Saturday, September 12, 2009

5. Letter from anonymous staff member leaving Surrey

 
At the outset I would like to apologize for reluctantly having to publish my views in case readers would prefer not to be party to the ongoing Surrey debacle.  However I need to take a principled stance here.
 
I chose to maintain a low profile in this Surrey Affair, but unfortunately, I, like others, feel that I have been misrepresented by Management in their attempt to clarify things from their perspective. 
 
In this process, the terms 'transparency' and 'equitability' have been used by Management in order to ensure that staff within the department feel that the process has been open, fair and appropriate throughout.  As someone who had a conversation / meeting with a senior Management official 'behind closed doors' in which relevant matters were discussed, I was initially given the unambiguous statement from this person - following my direct and unequivocal question - that he did not want me to apply for the enhanced voluntary severance scheme (EVS).  Following that meeting therefore I believed I was not one of those anonymous people that this person had privately stated he hoped would apply for EVS. 
 
Unsurprisingly I was stunned that within a period of a mere 48 hours prior to the immutable EVS deadline to learn that I - and at least two other colleagues - received an email from senior Management recommending us to re-consider our EVS options retrospectively to that which we had been told to our faces.  In response to my request for clarification, Management's stated, seeming reasoning for this was that the job descriptions released five days earlier ultimately increased the potential levels of perceived competition for posts within the department.  Regrettably the senior Management person with whom I had been in contact chose not to advise me of this earlier - particularly when he was the "architect" of the new structure.   

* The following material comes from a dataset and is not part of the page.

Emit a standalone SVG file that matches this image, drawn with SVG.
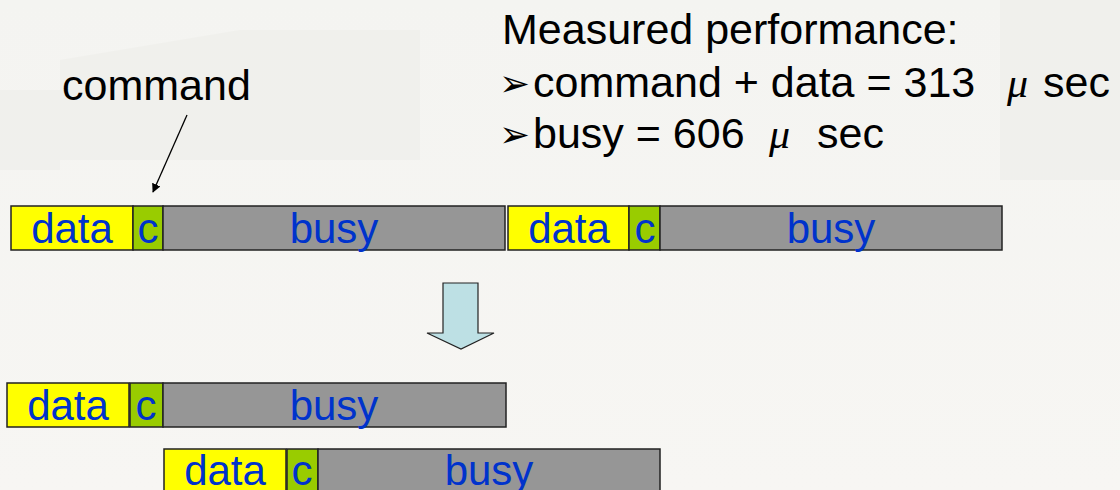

It had been made clear to me that I was a wanted and valued member of staff.  In the light of subsequent events it's difficult to see that there can be any interpretation other than at best there was wishful thinking from Management and at worst downright disingenuity.  Accordingly, is there any wonder that I, and maybe others, could have confidence in Surrey Management and their due regard to employees?  The Internationally renowned Forensic team within the department is no longer seen as the future in the new structure.  It was suggested we 're-brand' ourselves as being  'social', 'individual differences' or 'research methods' psychologists having spent our careers to date at Surrey pursuing Forensic Psychology - jobs for which we were specifically appointed. 
 
I would argue I had little choice in my decision to apply for EVS, despite Management choosing to construe otherwise.
 
I would have hoped that the senior manager with whom I spoke would have been 'transparent' in his clarifications, in order to fully enable an honest debate.  Conversations with myself and other colleagues 'behind closed doors' do not sit well with the impression given by Management to the wider academic community of openness in process.  To find some resolution and closure to this damaging saga maybe what is needed is an open Enquiry as to what has gone on. 

Clearly - for all concerned - it is necessary to have a complete and honest chronology of events vis-a-vis Management's role in this.